The Expungement Debate
In states that have legalized marijuana, some lawmakers say reducing old marijuana-related convictions is a no-brainer. “Since this is now the law of Nevada, it’s important that we allow folks who have made these mistakes in the past to have their records sealed up,” said Nevada Assemblyman William McCurdy, a Democrat who proposed a bill on the issue this year.
McCurdy hails from a poor area of Las Vegas. He knows people who have been convicted of possessing an ounce or less of marijuana — formerly a misdemeanor — and who are struggling to overcome the black mark on their record, he said. “They’re labeled now.”
After Oregonians voted to legalize marijuana possession, in 2014, most lawmakers agreed it was only fair to give people relief for past crimes that had become legal in the state, such as possessing up to an ounce of marijuana or growing up to six marijuana plants.
Provisions that allow certain records to be sealed were an uncontroversial part of a 2015 law that codified the ballot initiative, said Amy Margolis, a lawyer and director of the Oregon Cannabis Association, a trade association and advocacy group. It helped that Oregon already made it fairly easy for people convicted of minor crimes to get them set aside, she said.
Colorado lawmakers took more convincing. The Legislature considered a bill in 2014 that would have allowed people to petition to seal records of marijuana possession convictions that the state no longer considered illegal. But the bill died in committee after facing opposition from prosecutors.
“[The bill] creates a horrible precedent by retrofitting criminal sanctions for past conduct every time a new law is changed or passed,” Carolyn Tyler, a spokeswoman for Republican Attorney General John Suthers, told The Denver Post at the time.
District attorneys opposed the bill because it would have allowed small-time drug dealers to get their records sealed, said Thomas Raynes, executive director of the Colorado District Attorneys’ Council. “There were many cases of distribution that were pleaded to low-level [possession] felonies,” he said. This year, Colorado enacted a less controversial law targeted only at misdemeanor possession.
Proposals in other states also have been stalled by concerns that they’d force judges to let lawbreakers off the hook. In Washington, an oft-proposed bill that would require judges to vacate convictions for possession of fewer than 40 grams of marijuana has gone nowhere, partly because possession of 28 grams to 40 grams is still a misdemeanor in the state.
And in Nevada this year, the governor’s veto pen stopped McCurdy’s bill that would have required judges to seal records and vacate judgments for marijuana offenses that are now legal.
Limited Impact?
Defense lawyers and other advocates for decreasing penalties for nonviolent drug crimes say that sealing someone’s record can change their life. Yet state data from Oregon and California — the states that have done the most to allow people to take convictions off their records — suggest that so far, only a fraction of people with marijuana convictions have asked to get them sealed or set aside.
Nearly half a million people were arrested for marijuana crimes in California over the past decade, according to the Drug Policy Alliance.
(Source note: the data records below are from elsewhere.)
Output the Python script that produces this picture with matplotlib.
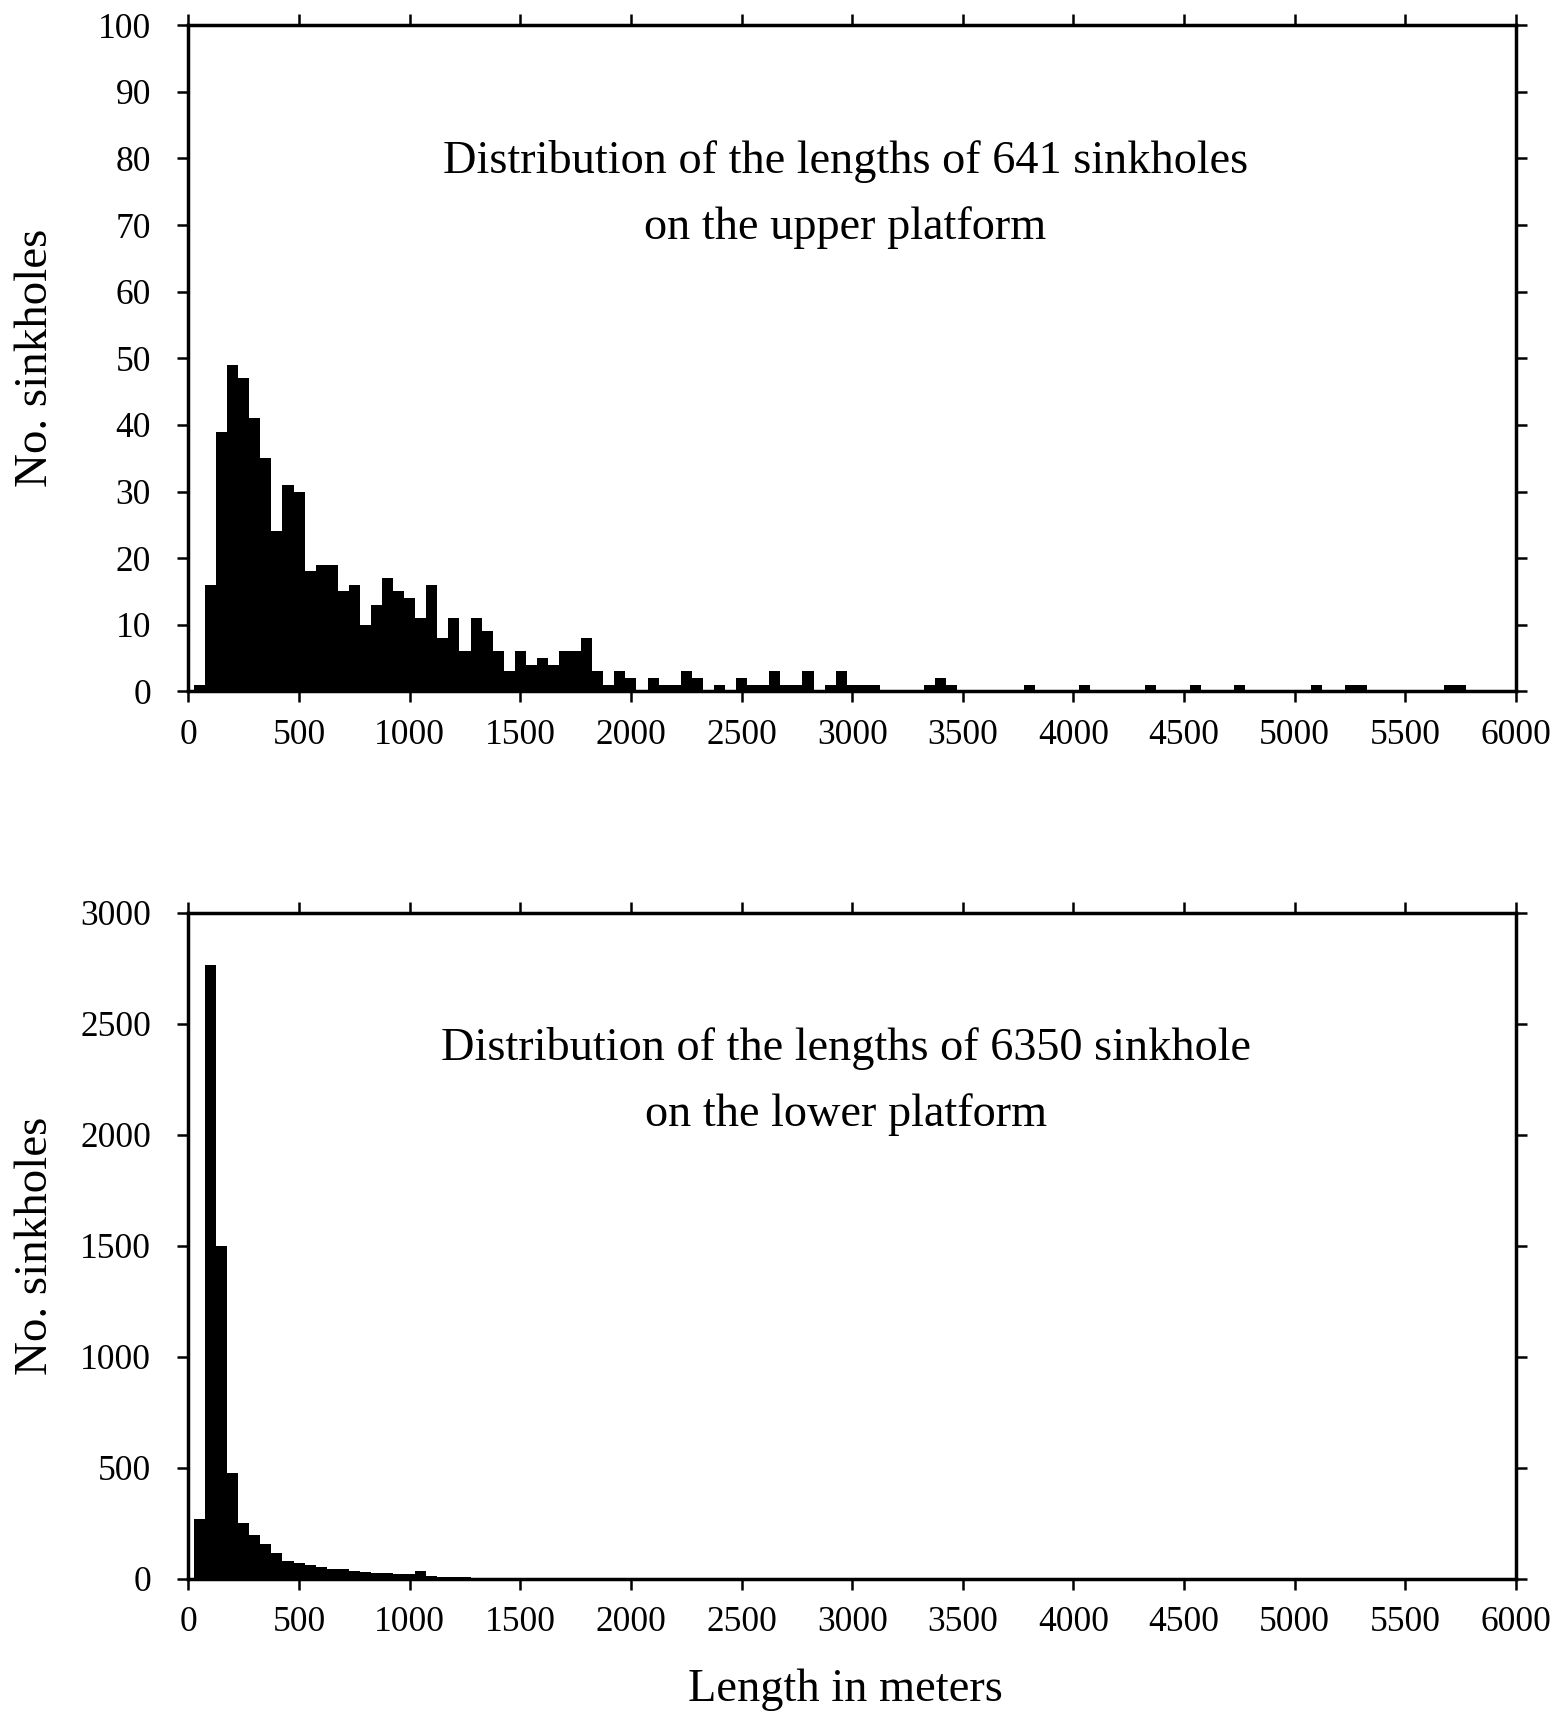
import numpy as np
import matplotlib
matplotlib.use("Agg")
import matplotlib.pyplot as plt

plt.rcParams['font.family'] = ['Liberation Serif', 'DejaVu Serif']

# upper platform: 50 m bins, left edges
upper_edges = [25, 75, 125, 175, 225, 275, 325, 375, 425, 475,
               525, 575, 625, 675, 725, 775, 825, 875, 925, 975,
               1025, 1075, 1125, 1175, 1225, 1275, 1325, 1375, 1425, 1475,
               1525, 1575, 1625, 1675, 1725, 1775, 1825, 1875, 1925, 1975,
               2075, 2125, 2175, 2225, 2275, 2375, 2475, 2525, 2575, 2625,
               2675, 2725, 2775, 2875, 2925, 2975, 3025, 3075, 3325, 3375,
               3425, 3775, 4025, 4325, 4525, 4725, 5075, 5225, 5275, 5675,
               5725]
upper_counts = [1, 16, 39, 49, 47, 41, 35, 24, 31, 30,
                18, 19, 19, 15, 16, 10, 13, 17, 15, 14,
                11, 16, 8, 11, 6, 11, 9, 6, 3, 6,
                4, 5, 4, 6, 6, 8, 3, 1, 3, 2,
                2, 1, 1, 3, 2, 1, 2, 1, 1, 3,
                1, 1, 3, 1, 3, 1, 1, 1, 1, 2,
                1, 1, 1, 1, 1, 1, 1, 1, 1, 1,
                1]

# lower platform
lower_edges = [25, 75, 125, 175, 225, 275, 325, 375, 425, 475,
               525, 575, 625, 675, 725, 775, 825, 875, 925, 975,
               1025, 1075, 1125, 1175, 1225, 1275, 1325, 1375, 1425, 1475,
               1525, 1575, 1625, 1675, 1725, 1775, 1825, 1875, 1925, 2325,
               2775]
lower_counts = [270, 2765, 1500, 476, 252, 197, 156, 117, 81, 72,
                62, 51, 45, 42, 36, 30, 27, 24, 21, 20,
                33, 12, 9, 7, 6, 5, 5, 4, 4, 3,
                3, 3, 2, 2, 2, 2, 1, 1, 1, 1,
                1]

xticks = np.arange(0, 6001, 500)

fig = plt.figure(figsize=(15.6, 17.18), dpi=100)
ax1 = fig.add_axes([0.1208, 0.5976, 0.851, 0.3877])
ax2 = fig.add_axes([0.1208, 0.0811, 0.851, 0.3877])

ax1.bar(upper_edges, upper_counts, width=50, align='edge', color='black', linewidth=0)
ax2.bar(lower_edges, lower_counts, width=50, align='edge', color='black', linewidth=0)

ax1.set_ylim(0, 100)
ax1.set_yticks(np.arange(0, 101, 10))
ax2.set_ylim(0, 3000)
ax2.set_yticks(np.arange(0, 3001, 500))

for ax in (ax1, ax2):
    ax.set_xlim(0, 6000)
    ax.set_xticks(xticks)
    ax.tick_params(direction='out', length=8, width=1.8, labelsize=25.5,
                   top=True, right=True, pad=12)
    ax.tick_params(axis='y', pad=19)
    for s in ax.spines.values():
        s.set_linewidth(2.5)

# panel captions
ax1.text(2970, 79.6, 'Distribution of the lengths of 641 sinkholes',
         ha='center', va='center', fontsize=33.3)
ax1.text(2970, 69.6, 'on the upper platform', ha='center', va='center', fontsize=33.3)
ax2.text(2970, 2388, 'Distribution of the lengths of 6350 sinkhole',
         ha='center', va='center', fontsize=33.3)
ax2.text(2970, 2092, 'on the lower platform', ha='center', va='center', fontsize=33.3)

fig.text(36 / 1560, 1 - 358 / 1718, 'No. sinkholes', rotation=90,
         ha='center', va='center', fontsize=33.8)
fig.text(36 / 1560, 1 - 1245.6 / 1718, 'No. sinkholes', rotation=90,
         ha='center', va='center', fontsize=33.8)
fig.text(845 / 1560, 1 - 1690 / 1718, 'Length in meters',
         ha='center', va='center', fontsize=33.4)

fig.savefig('out.png', dpi=100)
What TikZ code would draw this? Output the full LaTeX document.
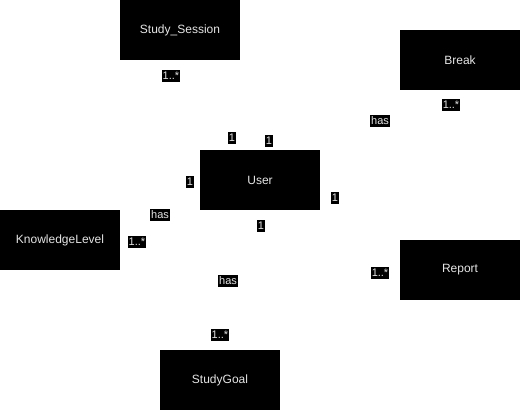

But California courts have received just 1,506 applications for reclassifying past marijuana-related crimes since state residents gained the option to do so last year.
The Drug Policy Alliance also says that more than 78,000 convictions could be set aside in Oregon. But courts received just 388 requests for set-asides in cases that involved a marijuana charge in 2015, 453 in 2016, and 365 so far this year, according to the Oregon Judicial Department.
It could be that many people just don’t know they can get their records sealed. Marijuana industry and legal defense groups have hosted free events in both states to help people file the right paperwork — though in both states, lawyers say filing a petition is straightforward enough to handle without an attorney.
Another problem may be that many people have complicated criminal records, Margolis said. “Those people — they have not benefited.”
Courts are more likely to reject petitions from people with long criminal histories, Margolis said. For instance, someone’s conviction for marijuana cultivation might be paired with a money-laundering conviction, a delivery conviction, or a criminal-mischief conviction because a house was vandalized.
Some people may just decide that hiding their conviction from view isn’t worth the hassle. If someone has another crime on his record that can’t be wiped away, say an unrelated felony, he might not bother to eliminate a minor marijuana conviction.
One of the convictions that can be sealed in Colorado and California is possession of an ounce or less of marijuana. But in both states, even before marijuana possession was legalized, possession of a small amount of marijuana was just an infraction or a petty offense, punishable by a $100 fine.
Still, the California ballot initiative’s emphasis on criminal justice reform and releasing people from the burden of past crimes may be the new normal moving forward. The initiative has become “the gold standard,” said Art Way, director of the Drug Policy Alliance’s Colorado office.
He said that activists in New Mexico, New Jersey and New York are all lobbying for racial justice and, to some extent, retroactive relief for marijuana crimes.